Effects of task and EEG-based reference signal on performance of on-line ocular artifact removal from real EEG

The effects of two factors on the performance of online ocular artifact (OA) removal methods on real electroencephalogram (EEG) data are evaluated. A new metric is proposed that captures both the amount of artifact removed and the likelihood that a given method would distort the underlying EEG. The metric is then used to measure the performance of an existing on-line OA removal algorithm during periods of (i) eye movements and blinks (EM), (ii) a motor related potential (MRP), and (iii) neither EM nor MRP. The results show that the performance of the algorithm is significantly (p ≪ .05) affected by both EM and MRP. Also, the algorithm - like many others - requires a reference electro-oculogram (EOG) signal, yet for certain applications (e.g., a brain computer interface or BCI) it is preferable or necessary to avoid attaching electrodes around the eyes. Thus, the new metric is also used to investigate the effects of using 3 frontal EEG channels as the reference signal instead of EOG. The results show that replacing the EOG with the selected 3 EEG channels does not significantly (p ≪ .05) affect the performance of the algorithm, making it a viable option for online applications where the use of EOG is not suitable (e.g., BCI).

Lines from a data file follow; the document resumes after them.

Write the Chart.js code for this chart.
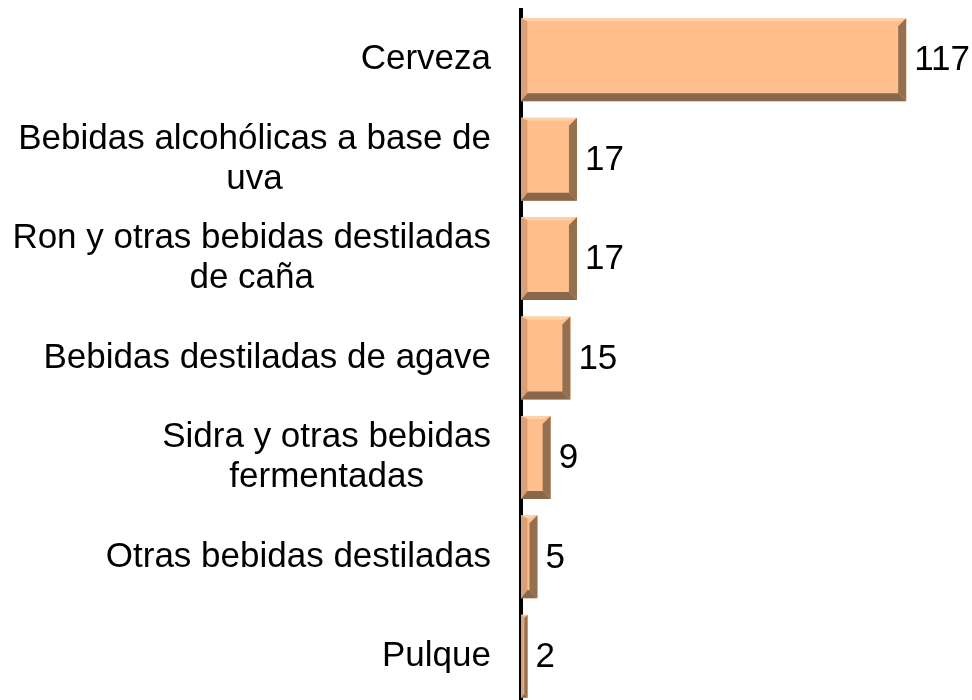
<!DOCTYPE html>
<html>
<head>
<meta charset="utf-8">
<script src="https://cdn.jsdelivr.net/npm/chart.js@4"></script>
<style>
    html, body { margin: 0; padding: 0; background: #ffffff; overflow: hidden; }
    #wrap { position: relative; width: 972px; height: 710px; }
</style>
</head>
<body>
<div id="wrap"><canvas id="chart"></canvas></div>
<script>
// Datos
const categories = [
    ['Cerveza'],
    ['Bebidas alcohólicas a base de', 'uva'],
    ['Ron y otras bebidas destiladas', 'de caña'],
    ['Bebidas destiladas de agave'],
    ['Sidra y otras bebidas', 'fermentadas'],
    ['Otras bebidas destiladas'],
    ['Pulque']
];
const values = [117, 17, 17, 15, 9, 5, 2];

const FONT = '35px "Liberation Sans", Arial, sans-serif';
const LINE_H = 40;

// Etiquetas del eje con líneas centradas, bloque alineado a la derecha
const categoryLabels = {
    id: 'categoryLabels',
    afterDraw(chart) {
        const ctx = chart.ctx;
        const yScale = chart.scales.y;
        const rightEdge = yScale.right - 30;
        ctx.save();
        ctx.font = FONT;
        ctx.fillStyle = '#000000';
        ctx.textAlign = 'center';
        ctx.textBaseline = 'middle';
        categories.forEach((lines, i) => {
            const yc = yScale.getPixelForTick(i);
            const w = Math.max(...lines.map(l => ctx.measureText(l).width));
            const cx = rightEdge - w / 2;
            const y0 = yc - (lines.length - 1) * LINE_H / 2;
            lines.forEach((line, j) => ctx.fillText(line, cx, y0 + j * LINE_H));
        });
        ctx.restore();
    }
};

// Biselado de las barras y valores
const bevelBars = {
    id: 'bevelBars',
    afterDatasetsDraw(chart) {
        const ctx = chart.ctx;
        const meta = chart.getDatasetMeta(0);
        ctx.save();
        meta.data.forEach((bar, i) => {
            const p = bar.getProps(['x', 'y', 'base', 'height'], true);
            const left = Math.min(p.base, p.x);
            const right = Math.max(p.base, p.x);
            const top = p.y - p.height / 2;
            const bottom = p.y + p.height / 2;
            const b = Math.min(8, (right - left) / 2);

            const poly = (pts, color) => {
                ctx.beginPath();
                ctx.moveTo(pts[0][0], pts[0][1]);
                pts.slice(1).forEach(pt => ctx.lineTo(pt[0], pt[1]));
                ctx.closePath();
                ctx.fillStyle = color;
                ctx.fill();
            };
            // arriba
            poly([[left, top], [right, top], [right - b, top + b * 0.4], [left + b, top + b * 0.4]], '#FFD1A8');
            // izquierda
            poly([[left, top], [left + b * 0.8, top + b * 0.4], [left + b * 0.8, bottom - b], [left, bottom]], '#D9A175');
            // derecha
            poly([[right, top], [right, bottom], [right - b, bottom - b], [right - b, top + b]], '#946F50');
            // abajo
            poly([[left, bottom], [right, bottom], [right - b, bottom - b], [left + b * 0.8, bottom - b]], '#89674A');

            ctx.font = FONT;
            ctx.fillStyle = '#000000';
            ctx.textAlign = 'left';
            ctx.textBaseline = 'middle';
            ctx.fillText(String(values[i]), right + 8, p.y + 1);
        });
        ctx.restore();
    }
};

new Chart(document.getElementById('chart').getContext('2d'), {
    type: 'bar',
    data: {
        labels: categories,
        datasets: [{
            data: values,
            backgroundColor: '#FFBF8C',
            borderWidth: 0,
            barPercentage: 0.835,
            categoryPercentage: 1
        }]
    },
    options: {
        indexAxis: 'y',
        responsive: true,
        maintainAspectRatio: false,
        animation: false,
        layout: { padding: { top: 10, right: 23, bottom: 4, left: 0 } },
        plugins: {
            legend: { display: false },
            tooltip: { enabled: false },
            title: { display: false }
        },
        scales: {
            x: {
                display: false,
                min: 0,
                max: 130
            },
            y: {
                z: 1,
                grid: { display: false, drawTicks: false },
                border: { display: true, color: '#000000', width: 4 },
                ticks: { display: false },
                afterFit(scale) { scale.width = 521; }
            }
        }
    },
    plugins: [bevelBars, categoryLabels]
});
</script>
</body>
</html>
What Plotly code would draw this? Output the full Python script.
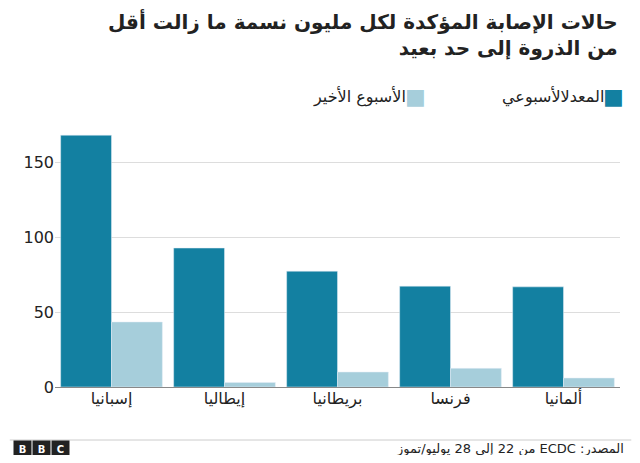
import plotly.graph_objects as go

countries = ["إسبانيا", "إيطاليا", "بريطانيا", "فرنسا", "ألمانيا"]
weekly_avg = [168.5, 93, 77.5, 67.5, 67]
last_week = [43.5, 3, 10, 12.5, 6]

FONT = "DejaVu Sans, Noto Sans, sans-serif"
fig = go.Figure()
fig.add_bar(x=countries, y=weekly_avg, name="المعدلالأسبوعي", marker_color="#1380a1")
fig.add_bar(x=countries, y=last_week, name="الأسبوع الأخير", marker_color="#a6cedb")

fig.update_layout(
    width=624, height=447, barmode="group", bargap=0.1, bargroupgap=0,
    plot_bgcolor="white", paper_bgcolor="white",
    margin=dict(l=47, r=12, t=110, b=68),
    font=dict(family=FONT, size=15, color="#222"),
    showlegend=False,
    yaxis=dict(range=[0, 180], tickvals=[0, 50, 100, 150], gridcolor="#dddddd",
               zeroline=True, zerolinecolor="#888", zerolinewidth=1,
               tickfont=dict(size=16), ticks=""),
    xaxis=dict(tickfont=dict(size=16), ticks=""),
)
fig.add_annotation(text="<b>حالات الإصابة المؤكدة لكل مليون نسمة ما زالت أقل<br>من الذروة إلى حد بعيد</b>",
                   xref="paper", yref="paper", x=1.0, y=1, yshift=112, xanchor="right", yanchor="top",
                   align="right", showarrow=False, font=dict(size=20, color="#222"))
# legend
fig.add_annotation(text="المعدلالأسبوعي", xref="paper", yref="paper", x=0.975, y=1, yshift=22,
                   xanchor="right", yanchor="middle", showarrow=False, font=dict(size=16))
fig.add_annotation(text="■", xref="paper", yref="paper", x=1.01, y=1, yshift=22,
                   xanchor="right", yanchor="middle", showarrow=False, font=dict(size=22, color="#1380a1"))
fig.add_annotation(text="الأسبوع الأخير", xref="paper", yref="paper", x=0.625, y=1, yshift=22,
                   xanchor="right", yanchor="middle", showarrow=False, font=dict(size=16))
fig.add_annotation(text="■", xref="paper", yref="paper", x=0.66, y=1, yshift=22,
                   xanchor="right", yanchor="middle", showarrow=False, font=dict(size=22, color="#a6cedb"))
# footer line
fig.add_shape(type="line", xref="paper", yref="paper", x0=-0.08, x1=1.02, y0=-53/269, y1=-53/269,
              line=dict(color="#cccccc", width=1))
fig.add_annotation(text="\u202bالمصدر: ECDC من 22 إلى 28 يوليو/تموز\u202c", xref="paper", yref="paper", x=1.01, y=0,
                   yshift=-62, xanchor="right", yanchor="middle", showarrow=False, font=dict(size=13))
for i, ch in enumerate("BBC"):
    fig.add_annotation(text="<b>%s</b>" % ch, xref="paper", yref="paper", x=-0.058 + i*0.034, y=0,
                       yshift=-62, xanchor="center", yanchor="middle", showarrow=False,
                       font=dict(size=10, color="white"), bgcolor="#222", width=15, height=14)
fig.write_html("out.html")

Online removal of eye movement and blink artifacts from EEG signals without EOG

In this thesis, two novel methods are presented for online removal of ocular artifacts (OA) from EEG without the need for EOG electrodes attached to the face. Both methods are fully automated and can remove the effects of both eye movements and blinks. The first method employs a high speed eye tracker and three frontal EEG electrodes as a reference to any nonlinear adaptive filter to remove OAs without any calibration. For the filters considered, at some frontal electrodes, using the eye tracker-based reference was shown to significantly (p < .05) improve the ability to remove OAs over using either EOG or only frontal EEG as a reference. Using an eye tracker provides the means for recording point-of-gaze and blink dynamics simultaneously with EEG, which is often desired or required in clinical studies and a variety of human computer interface applications. The second method uses a biophysical model of the head and movement of the eyes to remove OAs. It only requires a short once-per-subject calibration and does not require subject-specific MRI. It was compared to four existing methods, and was shown to perform consistently over a variety of tasks. In removing both saccades and blinks, it removed more than 4 times as much OA as the other methods. In terms of distortion, it was the only method that never removed more power than was present in the original EEG. To carry out the above studies, several related original investigations and developments were needed. These included a novel algorithm to extract the blink time course from eye tracker images, a new measure of OA removal distortion, a high speed eye tracker recording system, a study to determine whether frontal EEG could be used to replace EOG for OA removal and studies of the frequency content of blinks, the effects of an electromagnetic sensor on EEG, and the effects of varying mental states on OA removal methods. In summary this thesis has helped pave the way towards a real-time EEG-based human interface that is free of OAs and does not require EOG electrodes in its operation.